Task objective
List each line holding the string "this".

Extracted records

>> BEGIN

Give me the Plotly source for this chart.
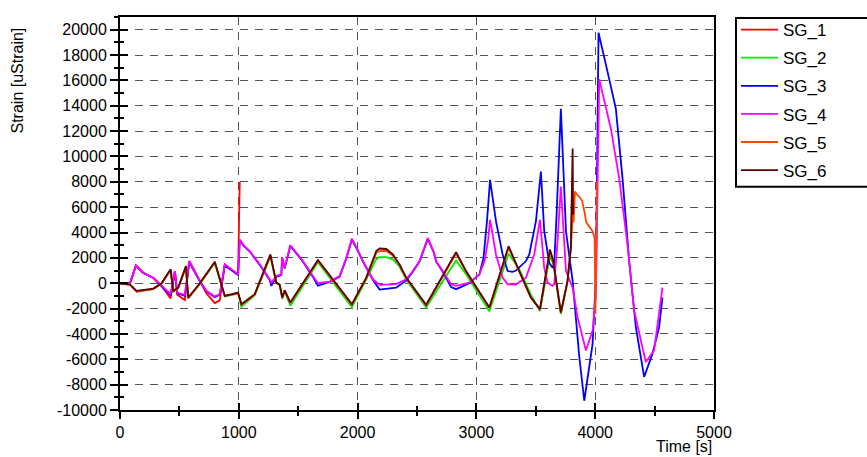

>> END
>> BEGIN

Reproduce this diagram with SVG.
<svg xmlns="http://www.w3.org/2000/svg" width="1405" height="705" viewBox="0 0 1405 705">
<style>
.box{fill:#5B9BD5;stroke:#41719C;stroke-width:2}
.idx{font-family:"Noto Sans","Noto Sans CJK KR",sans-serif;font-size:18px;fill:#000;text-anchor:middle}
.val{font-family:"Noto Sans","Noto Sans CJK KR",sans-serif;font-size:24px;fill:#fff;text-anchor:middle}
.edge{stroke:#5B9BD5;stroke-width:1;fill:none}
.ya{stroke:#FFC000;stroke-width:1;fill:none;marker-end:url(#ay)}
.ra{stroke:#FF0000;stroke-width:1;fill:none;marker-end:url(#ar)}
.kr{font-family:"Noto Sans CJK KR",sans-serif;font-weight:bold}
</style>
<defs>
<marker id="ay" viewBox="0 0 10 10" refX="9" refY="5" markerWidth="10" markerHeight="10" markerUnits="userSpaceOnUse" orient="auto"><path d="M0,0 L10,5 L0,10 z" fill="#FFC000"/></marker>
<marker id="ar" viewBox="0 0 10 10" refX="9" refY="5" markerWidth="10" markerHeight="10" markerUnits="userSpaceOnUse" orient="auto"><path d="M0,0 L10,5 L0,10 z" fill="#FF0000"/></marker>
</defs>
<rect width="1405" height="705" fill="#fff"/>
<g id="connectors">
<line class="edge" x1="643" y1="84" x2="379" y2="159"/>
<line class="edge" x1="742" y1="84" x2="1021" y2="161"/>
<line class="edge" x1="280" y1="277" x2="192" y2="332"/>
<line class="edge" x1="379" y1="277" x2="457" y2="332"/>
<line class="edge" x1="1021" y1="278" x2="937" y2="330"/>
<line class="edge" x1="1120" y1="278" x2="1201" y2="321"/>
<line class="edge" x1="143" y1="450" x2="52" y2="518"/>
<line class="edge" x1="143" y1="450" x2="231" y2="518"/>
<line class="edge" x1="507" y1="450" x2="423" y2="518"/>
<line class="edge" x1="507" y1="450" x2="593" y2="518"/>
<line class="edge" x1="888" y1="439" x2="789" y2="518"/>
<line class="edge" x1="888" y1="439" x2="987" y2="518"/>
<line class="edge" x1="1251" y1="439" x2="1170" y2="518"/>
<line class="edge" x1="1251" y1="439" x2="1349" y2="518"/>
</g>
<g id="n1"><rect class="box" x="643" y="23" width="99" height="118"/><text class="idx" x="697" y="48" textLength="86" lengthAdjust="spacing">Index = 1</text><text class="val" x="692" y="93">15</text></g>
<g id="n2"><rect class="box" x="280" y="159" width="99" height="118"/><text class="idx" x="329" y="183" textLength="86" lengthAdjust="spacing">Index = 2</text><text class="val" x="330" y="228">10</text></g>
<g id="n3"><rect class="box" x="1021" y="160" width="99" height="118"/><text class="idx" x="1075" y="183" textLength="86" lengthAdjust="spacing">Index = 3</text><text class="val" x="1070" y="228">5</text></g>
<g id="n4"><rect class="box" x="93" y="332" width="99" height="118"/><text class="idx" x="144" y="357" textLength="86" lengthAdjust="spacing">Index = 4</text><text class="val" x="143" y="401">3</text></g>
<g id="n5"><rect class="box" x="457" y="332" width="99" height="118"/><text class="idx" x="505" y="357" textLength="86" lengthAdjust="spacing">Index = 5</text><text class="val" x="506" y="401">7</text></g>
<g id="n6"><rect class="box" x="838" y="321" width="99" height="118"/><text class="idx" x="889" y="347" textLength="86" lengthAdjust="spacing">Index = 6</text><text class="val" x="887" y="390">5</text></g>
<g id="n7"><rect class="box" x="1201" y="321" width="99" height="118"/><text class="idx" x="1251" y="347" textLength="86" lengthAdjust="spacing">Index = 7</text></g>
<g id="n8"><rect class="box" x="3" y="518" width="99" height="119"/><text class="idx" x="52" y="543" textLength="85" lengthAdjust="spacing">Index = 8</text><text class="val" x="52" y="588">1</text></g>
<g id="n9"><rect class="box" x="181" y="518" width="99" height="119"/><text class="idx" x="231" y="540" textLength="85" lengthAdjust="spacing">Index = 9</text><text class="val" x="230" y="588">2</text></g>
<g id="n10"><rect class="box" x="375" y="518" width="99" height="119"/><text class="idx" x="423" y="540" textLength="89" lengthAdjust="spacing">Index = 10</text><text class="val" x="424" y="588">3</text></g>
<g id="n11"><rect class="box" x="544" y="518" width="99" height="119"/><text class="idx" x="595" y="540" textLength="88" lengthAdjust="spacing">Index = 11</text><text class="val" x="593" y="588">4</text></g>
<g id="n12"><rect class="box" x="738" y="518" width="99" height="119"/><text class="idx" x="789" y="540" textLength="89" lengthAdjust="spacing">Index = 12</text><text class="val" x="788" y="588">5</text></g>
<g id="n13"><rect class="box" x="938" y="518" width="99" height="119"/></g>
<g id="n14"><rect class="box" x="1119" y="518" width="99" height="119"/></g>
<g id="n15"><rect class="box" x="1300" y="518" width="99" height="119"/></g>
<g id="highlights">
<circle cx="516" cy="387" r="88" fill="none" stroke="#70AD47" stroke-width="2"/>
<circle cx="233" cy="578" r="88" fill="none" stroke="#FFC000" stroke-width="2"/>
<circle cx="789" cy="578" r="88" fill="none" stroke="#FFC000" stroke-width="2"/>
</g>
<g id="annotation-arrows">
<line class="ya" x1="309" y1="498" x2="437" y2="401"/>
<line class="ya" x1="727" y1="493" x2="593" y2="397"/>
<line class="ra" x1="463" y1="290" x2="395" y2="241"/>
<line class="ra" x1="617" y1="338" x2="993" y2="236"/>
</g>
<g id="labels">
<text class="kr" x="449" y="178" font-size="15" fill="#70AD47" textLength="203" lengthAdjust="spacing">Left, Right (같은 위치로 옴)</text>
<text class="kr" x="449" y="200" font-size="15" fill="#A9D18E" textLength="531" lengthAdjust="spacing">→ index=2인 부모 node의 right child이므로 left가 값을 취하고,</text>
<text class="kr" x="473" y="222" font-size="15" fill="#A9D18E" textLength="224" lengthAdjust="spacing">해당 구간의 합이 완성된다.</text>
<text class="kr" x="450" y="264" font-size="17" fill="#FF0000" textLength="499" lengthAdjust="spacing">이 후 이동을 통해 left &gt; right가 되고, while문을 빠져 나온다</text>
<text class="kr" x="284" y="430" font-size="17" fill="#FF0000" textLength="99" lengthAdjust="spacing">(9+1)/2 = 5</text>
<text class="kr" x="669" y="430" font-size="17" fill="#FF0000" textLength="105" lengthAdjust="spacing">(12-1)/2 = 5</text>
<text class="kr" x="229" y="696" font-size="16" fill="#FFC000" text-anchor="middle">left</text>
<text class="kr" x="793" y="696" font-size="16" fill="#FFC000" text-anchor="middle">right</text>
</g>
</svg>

>> END

Task solution
Give me the Plotly source for this chart.
Reproduce this diagram with SVG.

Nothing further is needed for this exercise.